Q: Does the XRP Ledger ecosystem have structural vulnerabilities similar to those exploited in the Drift attack?

XRP Ledger validator Vet notes that major projects in the XRPL ecosystem typically have operational account access and code repository merge permissions, which present risk profiles similar to the "contributor devices" compromised in the Drift attack. Additionally, the increase in XRPL offline events provides more opportunities for social engineering.

Q: How can validators defend against similar social engineering attacks?
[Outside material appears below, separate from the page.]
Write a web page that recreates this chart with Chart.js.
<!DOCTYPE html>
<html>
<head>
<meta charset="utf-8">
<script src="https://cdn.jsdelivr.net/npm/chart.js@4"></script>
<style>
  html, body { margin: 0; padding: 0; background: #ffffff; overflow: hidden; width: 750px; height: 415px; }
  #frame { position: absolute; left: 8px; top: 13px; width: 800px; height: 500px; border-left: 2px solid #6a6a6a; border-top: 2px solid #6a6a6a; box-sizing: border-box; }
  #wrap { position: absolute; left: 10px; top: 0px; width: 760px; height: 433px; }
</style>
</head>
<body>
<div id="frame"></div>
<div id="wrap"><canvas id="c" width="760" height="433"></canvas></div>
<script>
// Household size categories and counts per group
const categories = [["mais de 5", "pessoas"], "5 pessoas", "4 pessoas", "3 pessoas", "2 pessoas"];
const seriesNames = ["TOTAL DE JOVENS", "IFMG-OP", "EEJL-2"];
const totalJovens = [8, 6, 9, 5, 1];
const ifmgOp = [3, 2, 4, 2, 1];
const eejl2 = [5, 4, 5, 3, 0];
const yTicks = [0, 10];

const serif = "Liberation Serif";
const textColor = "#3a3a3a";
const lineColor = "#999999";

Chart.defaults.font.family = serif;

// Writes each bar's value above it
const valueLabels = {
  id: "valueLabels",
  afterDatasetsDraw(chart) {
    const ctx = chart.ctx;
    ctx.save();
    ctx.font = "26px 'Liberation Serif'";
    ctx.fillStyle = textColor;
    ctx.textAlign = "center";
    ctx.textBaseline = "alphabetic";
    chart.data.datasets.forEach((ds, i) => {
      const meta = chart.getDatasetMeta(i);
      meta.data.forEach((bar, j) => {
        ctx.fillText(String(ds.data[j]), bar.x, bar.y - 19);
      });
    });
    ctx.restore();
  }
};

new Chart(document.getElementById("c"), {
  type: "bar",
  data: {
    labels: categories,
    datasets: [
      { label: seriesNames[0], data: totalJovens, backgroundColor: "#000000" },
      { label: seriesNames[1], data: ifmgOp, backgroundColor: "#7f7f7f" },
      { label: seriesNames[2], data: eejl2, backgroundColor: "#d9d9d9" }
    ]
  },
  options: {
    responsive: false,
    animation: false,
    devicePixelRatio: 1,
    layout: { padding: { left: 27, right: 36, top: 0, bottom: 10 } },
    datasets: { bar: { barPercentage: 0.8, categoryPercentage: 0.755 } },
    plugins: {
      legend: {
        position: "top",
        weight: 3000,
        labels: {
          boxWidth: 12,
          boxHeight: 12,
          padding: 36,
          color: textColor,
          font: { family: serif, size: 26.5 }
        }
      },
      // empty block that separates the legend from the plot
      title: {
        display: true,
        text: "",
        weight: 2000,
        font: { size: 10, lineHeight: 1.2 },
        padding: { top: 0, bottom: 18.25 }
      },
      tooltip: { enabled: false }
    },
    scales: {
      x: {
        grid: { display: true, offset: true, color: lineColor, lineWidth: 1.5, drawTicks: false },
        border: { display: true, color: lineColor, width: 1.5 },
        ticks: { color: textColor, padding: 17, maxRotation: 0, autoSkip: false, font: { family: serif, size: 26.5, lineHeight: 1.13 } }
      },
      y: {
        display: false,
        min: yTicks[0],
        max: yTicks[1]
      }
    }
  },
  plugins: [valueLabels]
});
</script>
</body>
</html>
Key measures include establishing multi-factor authentication and hardware-isolated operational environments; strictly reviewing code repository cloning activities; implementing training programs to recognize social engineering attacks; introducing mandatory timelocks in multisig governance; and regularly rotating and auditing critical permissions.

Q: What role do cross-chain bridges play in security incidents?

Cross-chain bridges are currently one of the main channels hackers use for money laundering. In the Drift incident, over $230 million in stolen funds were moved from Solana to Ethereum via cross-chain transfer protocols. The complexity and inconsistent security standards of cross-chain bridge validation make them important tools for attackers to move and conceal funds.

Q: How did this incident affect XRP’s market performance?

As of April 7, 2026, according to Gate market data, XRP is trading at 1.312 USD. This article does not provide price predictions; users should assess the associated risks independently.